What is a recording?

A Recording is collection of signals sampled simultaneously over the same time period. The key point is that all the signals’ time indexes line up, which implies that they were sampled at the same rate and have their arrays have the same length in the time dimension.

Recordings provide a way for you to group related data, for example when simultaneously recording neural activity (a signal with several channels, one per neuron), the ambient sound heard (another signal), and the test subject motion (yet another signal, whose channels describe XYZ coordinates). Because all three signals occurred at the same time and may need to be considered together during analysis, they should be part of the same Recording.

How are Recordings saved?

When saved as files, Recordings are represented as directories containing Signals, which are represented as 2-3 files.
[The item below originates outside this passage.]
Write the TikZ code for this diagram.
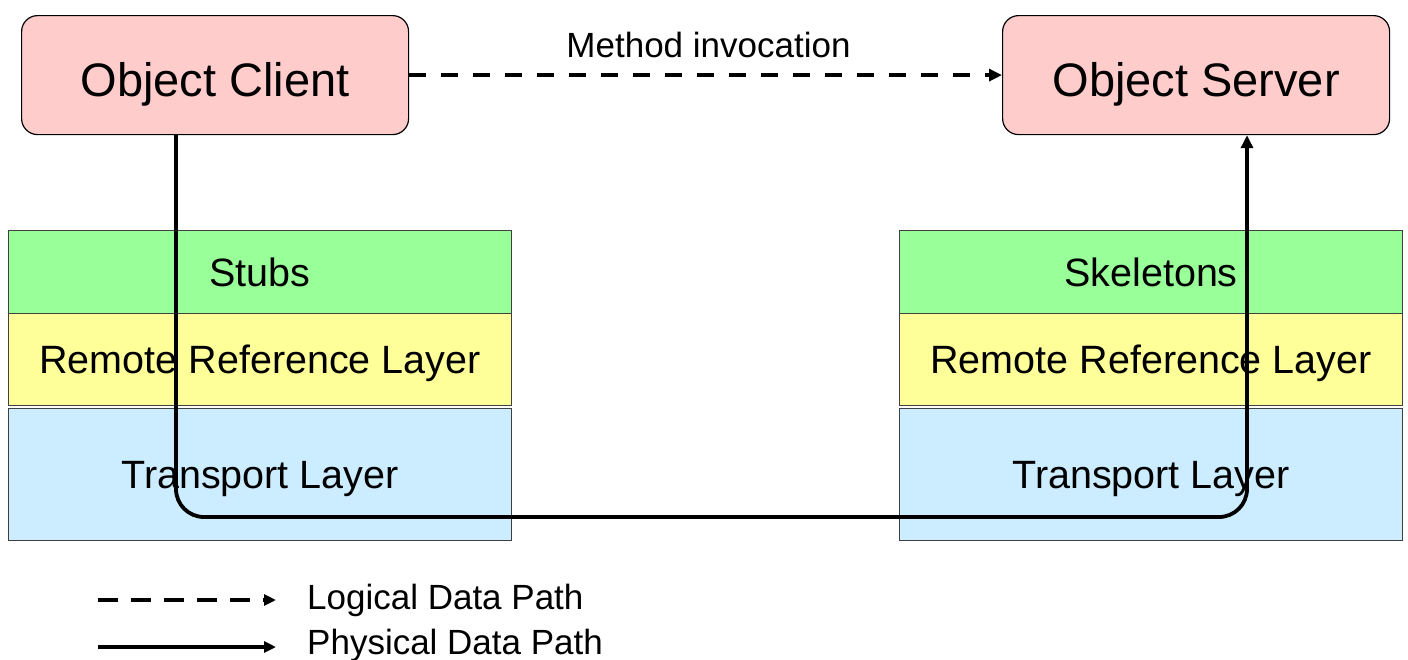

For example, a heircharchy might look lik:

└── gus027b13_p_PPS
   ├── gus027b13_p_PPS.pupil.csv
   ├── gus027b13_p_PPS.pupil.json
   ├── gus027b13_p_PPS.resp.csv
   ├── gus027b13_p_PPS.resp.epochs.csv
   ├── gus027b13_p_PPS.resp.json
   ├── gus027b13_p_PPS.stim.csv
   ├── gus027b13_p_PPS.stim.epochs.csv
   └── gus027b13_p_PPS.stim.json

As you can see,

  1. There is one directory holding all the signals in the recording (gus027b13_p_PPS is the name of the recording);

  2. Each signal (pupil, resp, and stim in this case) is represented by two tabular CSV files and one JSON file. Files that end in ‘.epochs.csv’ contain information that tag individual events and regions of time. Note that there are no tagged epochs for the pupil signal, while the stim signal presumably has information tagging when specific sounds were played, and the resp signal presumably has information about how the animal behaved or responded.

More details on signal file formats may be found on the Signals documentation page.